Requirements — Can you pull out each line of the data below that includes the word "this"?

Extracted entries —

┄┄┄┄┄┄

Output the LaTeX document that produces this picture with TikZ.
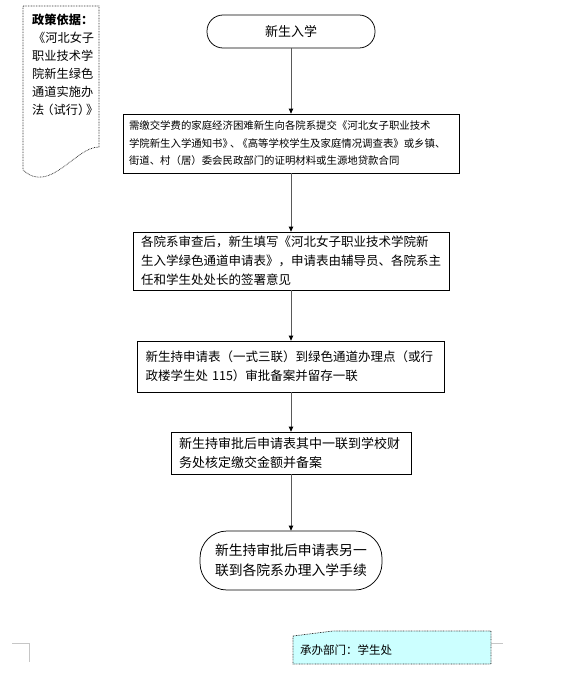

┄┄┄┄┄┄

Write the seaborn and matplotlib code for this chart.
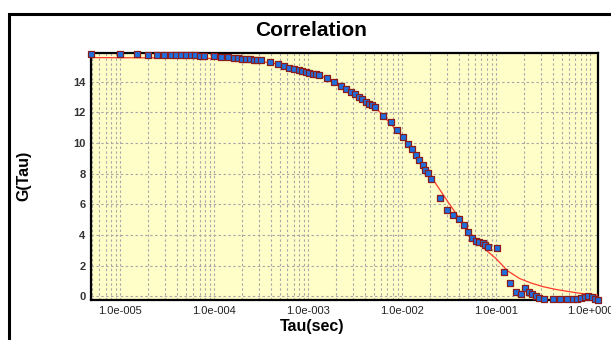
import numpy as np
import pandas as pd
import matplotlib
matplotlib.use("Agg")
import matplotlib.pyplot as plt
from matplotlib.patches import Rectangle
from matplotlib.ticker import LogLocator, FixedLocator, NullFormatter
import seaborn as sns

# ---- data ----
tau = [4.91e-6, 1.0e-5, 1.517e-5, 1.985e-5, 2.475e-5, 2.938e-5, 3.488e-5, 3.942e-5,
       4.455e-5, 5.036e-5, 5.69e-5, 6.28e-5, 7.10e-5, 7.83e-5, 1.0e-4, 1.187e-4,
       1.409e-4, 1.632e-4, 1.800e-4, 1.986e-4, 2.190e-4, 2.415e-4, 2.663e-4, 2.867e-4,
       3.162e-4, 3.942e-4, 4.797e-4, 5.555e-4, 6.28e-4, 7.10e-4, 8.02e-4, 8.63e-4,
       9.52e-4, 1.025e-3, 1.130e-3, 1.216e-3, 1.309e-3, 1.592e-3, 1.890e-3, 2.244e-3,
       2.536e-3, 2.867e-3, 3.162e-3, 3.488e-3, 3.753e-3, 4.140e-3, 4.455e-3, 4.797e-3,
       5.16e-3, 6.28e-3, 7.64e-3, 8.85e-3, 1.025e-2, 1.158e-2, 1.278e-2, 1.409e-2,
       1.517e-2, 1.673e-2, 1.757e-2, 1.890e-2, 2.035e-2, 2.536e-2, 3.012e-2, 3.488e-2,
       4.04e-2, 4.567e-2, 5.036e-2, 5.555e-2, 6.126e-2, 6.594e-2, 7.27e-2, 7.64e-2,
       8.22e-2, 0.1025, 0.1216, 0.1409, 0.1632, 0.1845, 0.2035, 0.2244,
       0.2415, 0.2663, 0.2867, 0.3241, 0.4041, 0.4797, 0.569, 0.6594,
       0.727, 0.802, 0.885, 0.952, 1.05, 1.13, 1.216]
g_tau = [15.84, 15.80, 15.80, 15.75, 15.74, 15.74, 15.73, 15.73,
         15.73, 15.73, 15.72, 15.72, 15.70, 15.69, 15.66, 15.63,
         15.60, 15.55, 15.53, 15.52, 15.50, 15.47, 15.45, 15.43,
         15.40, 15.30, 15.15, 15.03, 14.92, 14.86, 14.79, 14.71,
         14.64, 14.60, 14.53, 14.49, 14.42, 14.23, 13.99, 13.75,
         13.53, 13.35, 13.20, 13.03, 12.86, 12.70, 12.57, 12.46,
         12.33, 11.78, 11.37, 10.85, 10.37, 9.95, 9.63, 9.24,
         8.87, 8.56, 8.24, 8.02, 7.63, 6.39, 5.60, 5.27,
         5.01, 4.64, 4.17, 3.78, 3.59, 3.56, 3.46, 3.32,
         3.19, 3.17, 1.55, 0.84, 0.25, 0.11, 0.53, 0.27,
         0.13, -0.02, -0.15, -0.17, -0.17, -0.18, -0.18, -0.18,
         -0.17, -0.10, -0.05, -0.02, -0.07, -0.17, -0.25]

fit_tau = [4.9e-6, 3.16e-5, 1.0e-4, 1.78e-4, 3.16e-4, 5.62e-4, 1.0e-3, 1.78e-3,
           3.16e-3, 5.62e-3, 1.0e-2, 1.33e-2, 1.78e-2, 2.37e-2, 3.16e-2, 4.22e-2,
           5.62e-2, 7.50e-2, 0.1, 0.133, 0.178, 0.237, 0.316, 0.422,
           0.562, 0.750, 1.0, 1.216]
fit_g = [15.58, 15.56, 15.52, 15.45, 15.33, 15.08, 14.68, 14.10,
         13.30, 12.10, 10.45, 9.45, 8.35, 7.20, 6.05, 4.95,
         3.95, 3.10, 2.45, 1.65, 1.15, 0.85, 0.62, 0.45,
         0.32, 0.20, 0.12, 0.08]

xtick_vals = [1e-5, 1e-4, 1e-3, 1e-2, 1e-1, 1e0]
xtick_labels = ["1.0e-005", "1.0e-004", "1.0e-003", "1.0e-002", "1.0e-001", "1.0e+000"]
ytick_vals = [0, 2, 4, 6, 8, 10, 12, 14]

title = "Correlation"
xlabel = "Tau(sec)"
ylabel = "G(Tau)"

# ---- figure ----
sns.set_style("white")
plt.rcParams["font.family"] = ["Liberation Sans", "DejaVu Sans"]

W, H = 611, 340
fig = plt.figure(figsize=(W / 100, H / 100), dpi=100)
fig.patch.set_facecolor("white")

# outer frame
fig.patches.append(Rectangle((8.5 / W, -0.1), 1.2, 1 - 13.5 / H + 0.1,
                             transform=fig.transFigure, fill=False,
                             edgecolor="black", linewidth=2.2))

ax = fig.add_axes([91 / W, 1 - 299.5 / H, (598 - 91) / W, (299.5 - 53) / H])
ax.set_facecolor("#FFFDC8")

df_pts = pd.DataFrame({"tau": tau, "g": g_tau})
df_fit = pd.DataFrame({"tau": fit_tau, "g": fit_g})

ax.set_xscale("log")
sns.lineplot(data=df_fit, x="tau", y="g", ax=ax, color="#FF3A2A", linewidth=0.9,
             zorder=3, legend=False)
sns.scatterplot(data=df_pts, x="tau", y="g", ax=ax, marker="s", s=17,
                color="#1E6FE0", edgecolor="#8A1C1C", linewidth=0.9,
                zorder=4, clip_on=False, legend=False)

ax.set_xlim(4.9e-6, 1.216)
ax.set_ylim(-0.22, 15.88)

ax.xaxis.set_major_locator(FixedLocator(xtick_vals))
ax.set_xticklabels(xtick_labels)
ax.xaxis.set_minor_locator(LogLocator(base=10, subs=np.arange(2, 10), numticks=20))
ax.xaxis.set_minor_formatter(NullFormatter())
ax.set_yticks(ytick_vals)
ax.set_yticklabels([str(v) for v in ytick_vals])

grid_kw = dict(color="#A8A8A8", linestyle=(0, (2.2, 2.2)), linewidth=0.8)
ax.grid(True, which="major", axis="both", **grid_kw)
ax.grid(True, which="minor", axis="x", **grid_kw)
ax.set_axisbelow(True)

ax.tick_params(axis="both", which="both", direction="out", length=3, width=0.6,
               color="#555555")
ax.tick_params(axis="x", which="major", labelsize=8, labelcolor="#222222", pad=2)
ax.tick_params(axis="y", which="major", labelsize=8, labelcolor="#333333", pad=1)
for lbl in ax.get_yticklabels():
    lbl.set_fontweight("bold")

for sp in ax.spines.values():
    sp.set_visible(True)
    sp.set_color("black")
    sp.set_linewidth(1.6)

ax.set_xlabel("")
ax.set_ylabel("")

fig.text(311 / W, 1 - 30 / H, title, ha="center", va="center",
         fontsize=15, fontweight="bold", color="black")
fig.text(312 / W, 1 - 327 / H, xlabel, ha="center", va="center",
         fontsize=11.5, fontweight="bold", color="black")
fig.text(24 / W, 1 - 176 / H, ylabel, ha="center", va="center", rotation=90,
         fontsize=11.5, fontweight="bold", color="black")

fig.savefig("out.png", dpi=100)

┄┄┄┄┄┄

Output of the task —
Output the LaTeX document that produces this picture with TikZ.
Write the seaborn and matplotlib code for this chart.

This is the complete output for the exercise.